Would it be either a G++ or clang++ module, but something a lot more straightforward and simple. No intermediary, no multiple dependencies. Either a simple compiler binary, and if not possible (although I still wonder why developer never release both source code AND binaries), provide a single downloadable repo that I can build using cmake.

I have read tutorials about binaryen and emscriptem, I did not have a fast computer nor a fast internet connexion, and it was so painful and unclear I gave up.

I get that asm.js was great, but it was mostly a hack, wasm should be much cleaner. I don't understand the choice of emscripten.


I'd like to understand you better, I don't think I do yet.

From the user's perspective, isn't emcc a C++ compiler that directly compiles to wasm? There are some internal IRs along the way, but you shouldn't notice them, like you don't notice the GIMPLE IR when using gcc?

The emscripten sdk isn't small, that's true, but that's because LLVM+clang are not small, plus the musl libc and libc++ are not small either. But all those pieces are necessary in order to provide emcc which can compile C++ to wasm. So it can't be just a single repo, multiple components are needed here - in fact, regardless of emscripten, more will be needed soon since the LLVM wasm backend will depend on the lld linker.

What we can maybe do to make this unavoidable complexity seem simpler, is to compile all the necessary things into wasm, and have a single repo containing those builds. So it would contain clang compiled to wasm, lld compiled to wasm, etc. Then the user would check out that one repo and have all the tools immediately usable, on any OS. The wasm builds would be a little slower than native ones, but perhaps the ease of use would justify that - what do you think?


Incremental linking is something that most C++ toolchains support. Lacking it is currently our biggest pain point with emscripten. I'm very happy to be wrong, but my understanding is that it's hard to add that to emscripten because it's constructed using several different tools that have been chained together. I suspect a lighter-weight WASM-specific compiler backend would make standard C++ compiler features such as incremental linking significantly easier to do. Is that true?


Actually emscripten should be getting incremental linking soon. It depends on upstream components, the LLVM wasm backend and lld. Those are almost ready now.

In other words, the emscripten integration for those components is the easy work, the upstream LLVM/lld stuff is the hard part.


I really don’t understand the industry fixation with C++. It has to be one of the WORST (as in “error prone death trap”) computer languages ever devised. God how I wish it would fade away into obscurity.

If half the effort wasted on C++ compilers and usage learning had been spent on something worthwhile...


"There are languages people complain about, and languages nobody use." - Bjarne Stroutup.

I don't think C++ will fade away as it's already a well installed language, and it is getting several upgrades, which are supported by big companies.

There is really nothing comparable to C++ in terms of language, to be really honest. There really are no language which are as readable and flexible as C, AND extensible and high level.
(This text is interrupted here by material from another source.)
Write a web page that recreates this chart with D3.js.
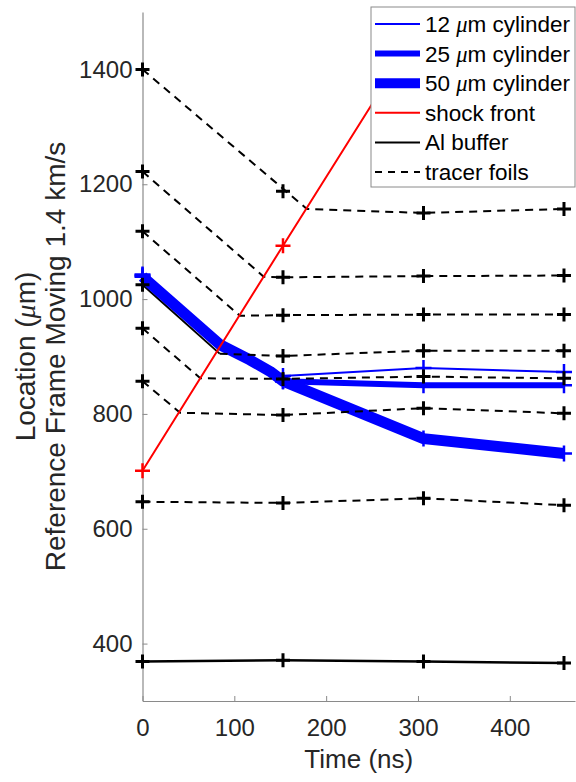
<!DOCTYPE html>
<html>
<head>
<meta charset="utf-8">
<script src="https://cdn.jsdelivr.net/npm/d3@7"></script>
<style>
  body { margin: 0; background: #fff; }
  svg { font-family: "Liberation Sans", Arial, sans-serif; }
</style>
</head>
<body>
<svg id="chart" width="576" height="782"></svg>
<script>
// measurement times (ns)
const times = [0, 153, 306, 459];

// tracer foils: marker positions at each time (um)
const foilMarks = [
  [1400, 1188, 1150, 1157],
  [1222, 1038, 1040, 1041],
  [1118, 972, 973, 973],
  [1025, 901, 910, 910],
  [949, 861, 865, 862],
  [857, 798, 810, 801],
  [647, 645, 653, 641]
];
// where each foil's dashed track turns flat [time, location]
const foilKinks = [[179, 1157], [132, 1039], [106, 971], [84, 905], [63, 862], [41, 802], null];

// Al buffer
const bufferMarks = [369, 371, 369, 366];

// shock front
const shockTimes = [0, 153, 313];
const shockMarks = [701, 1093, 1500];

// cylinders, path sampled at extra times
const cylTimes = [0, 85, 117, 139, 153, 306, 459];
const cyl12 = [1043, 924, 898, 879, 866, 880, 873];
const cyl25 = [1041, 922, 896, 876, 857, 850, 850];
const cyl50 = [1039, 920, 894, 874, 857, 757, 731];

const xTicks = [0, 100, 200, 300, 400];
const yTicks = [400, 600, 800, 1000, 1200, 1400];

const legendItems = [
  { pre: "12 ", mu: true, post: "m cylinder", color: "#0000ff", w: 2, dash: null },
  { pre: "25 ", mu: true, post: "m cylinder", color: "#0000ff", w: 6, dash: null },
  { pre: "50 ", mu: true, post: "m cylinder", color: "#0000ff", w: 10, dash: null },
  { pre: "shock front", color: "#ff0000", w: 2, dash: null },
  { pre: "Al buffer", color: "#000", w: 2, dash: null },
  { pre: "tracer foils", color: "#000", w: 2, dash: "7,6" }
];

const svg = d3.select("#chart");
const x = d3.scaleLinear().domain([0, 471]).range([142.5, 575]);
const y = d3.scaleLinear().domain([300, 1500]).range([701, 12]);

svg.append("defs").append("clipPath").attr("id", "plotClip")
  .append("rect")
  .attr("x", x(0) - 10).attr("y", y(1500))
  .attr("width", x(471) - x(0) + 20).attr("height", y(300) - y(1500));

// axes
const axisColor = "#8a8a8a";
const gx = svg.append("g")
  .attr("transform", `translate(0,${y(300)})`)
  .call(d3.axisBottom(x).tickValues(xTicks).tickFormat(d3.format("d"))
    .tickSizeInner(-5).tickSizeOuter(0).tickPadding(18));
const gy = svg.append("g")
  .attr("transform", `translate(${x(0)},0)`)
  .call(d3.axisLeft(y).tickValues(yTicks).tickFormat(d3.format("d"))
    .tickSizeInner(-5).tickSizeOuter(0).tickPadding(10));
[gx, gy].forEach(g => {
  g.select(".domain").attr("stroke", axisColor).attr("stroke-width", 1.2);
  g.selectAll(".tick line").attr("stroke", axisColor);
  g.selectAll(".tick text").attr("fill", "#262626").attr("font-size", 24)
    .attr("font-family", "Liberation Sans, Arial, sans-serif");
});

svg.append("text")
  .attr("x", (x(0) + 575) / 2).attr("y", 768)
  .attr("text-anchor", "middle").attr("font-size", 26).attr("fill", "#262626")
  .text("Time (ns)");

const yTitle = svg.append("text")
  .attr("transform", `translate(35,${(y(300) + y(1500)) / 2}) rotate(-90)`)
  .attr("text-anchor", "middle").attr("font-size", 28).attr("fill", "#262626");
yTitle.append("tspan").attr("x", 0).attr("dy", 0).text("Location (");
yTitle.append("tspan").attr("font-style", "italic").attr("font-family", "Liberation Serif, serif").text("\u03bc");
yTitle.append("tspan").text("m)");
yTitle.append("tspan").attr("x", 0).attr("dy", 30).text("Reference Frame Moving 1.4 km/s");

// marks
const plot = svg.append("g").attr("clip-path", "url(#plotClip)");
const line = d3.line().x(d => x(d[0])).y(d => y(d[1]));

// solid edge of foil 4 running beside the cylinders
plot.append("path")
  .attr("d", line([[times[0], foilMarks[3][0]], foilKinks[3]]))
  .attr("fill", "none").attr("stroke", "#000").attr("stroke-width", 2);

// cylinders
[[cyl50, 11], [cyl25, 6], [cyl12, 2]].forEach(([vals, w]) => {
  plot.append("path")
    .attr("d", line(cylTimes.map((t, i) => [t, vals[i]])))
    .attr("fill", "none").attr("stroke", "#0000ff").attr("stroke-width", w)
    .attr("stroke-linejoin", "round");
});

// tracer foils
foilMarks.forEach((vals, k) => {
  const kink = foilKinks[k];
  let pts;
  if (kink) {
    pts = [[times[0], vals[0]], kink];
    times.forEach((t, i) => { if (t > kink[0]) pts.push([t, vals[i]]); });
  } else {
    pts = times.map((t, i) => [t, vals[i]]);
  }
  plot.append("path")
    .attr("d", line(k === 3 ? pts.slice(1) : pts))
    .attr("fill", "none").attr("stroke", "#000").attr("stroke-width", 2)
    .attr("stroke-dasharray", "8,6");
});

// Al buffer
plot.append("path")
  .attr("d", line(times.map((t, i) => [t, bufferMarks[i]])))
  .attr("fill", "none").attr("stroke", "#000").attr("stroke-width", 2.5);

// shock front
plot.append("path")
  .attr("d", line(shockTimes.map((t, i) => [t, shockMarks[i]])))
  .attr("fill", "none").attr("stroke", "#ff0000").attr("stroke-width", 2);

// plus markers
const plus = (pts, color, size, w) => {
  plot.append("g").selectAll("path").data(pts).join("path")
    .attr("d", d => {
      const cx = x(d[0]), cy = y(d[1]);
      return `M${cx - size},${cy}H${cx + size}M${cx},${cy - size}V${cy + size}`;
    })
    .attr("stroke", color).attr("stroke-width", w).attr("fill", "none");
};
[cyl12, cyl25, cyl50].forEach(vals => {
  plus(cylTimes.map((t, i) => [t, vals[i]]).filter(d => times.includes(d[0])), "#0000ff", 8, 2.5);
});
foilMarks.forEach(vals => plus(times.map((t, i) => [t, vals[i]]), "#000", 7, 3));
plus(times.map((t, i) => [t, bufferMarks[i]]), "#000", 7, 3);
plus(shockTimes.slice(0, 2).map((t, i) => [t, shockMarks[i]]), "#ff0000", 7.5, 2.5);

// legend
const lg = svg.append("g");
lg.append("rect")
  .attr("x", 371).attr("y", 7).attr("width", 204).attr("height", 180)
  .attr("fill", "#fff").attr("stroke", "#8a8a8a").attr("stroke-width", 1);
legendItems.forEach((it, i) => {
  const cy = 24 + i * 29.6;
  lg.append("line")
    .attr("x1", 375).attr("x2", 420).attr("y1", cy).attr("y2", cy)
    .attr("stroke", it.color).attr("stroke-width", it.w)
    .attr("stroke-dasharray", it.dash);
  const t = lg.append("text")
    .attr("x", 425).attr("y", cy + 8)
    .attr("font-size", 22.5).attr("fill", "#000");
  t.append("tspan").text(it.pre);
  if (it.mu) {
    t.append("tspan").attr("font-style", "italic").attr("font-family", "Liberation Serif, serif").text("\u03bc");
    t.append("tspan").text(it.post);
  }
});
</script>
</body>
</html>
I tried to get interested to statically compiled language like rust, go, D, and honestly I can't get used to them. Safety is not really a good idea because putting barriers between the compiler and the programmer will always result in pain. C++ is the ease of C with some syntactic sugar for more convenient use. I see nothing that can be as good as C in term of down-to-earth syntax.

A good language is not a language that is well designed, a good language is a language everyone can use. C++ to me seems to be the least worse, except of course the toolchain.


I agree. At the moment you can use WebAssembly, but it is not exactly user friendly. Effectively they have only build tools that can work inside other tools or as a part of an existing toolchain.

However, the end game is to be able to load a WebAssembly module just like you load a JS script. So, we are going to get there, but it will take some time.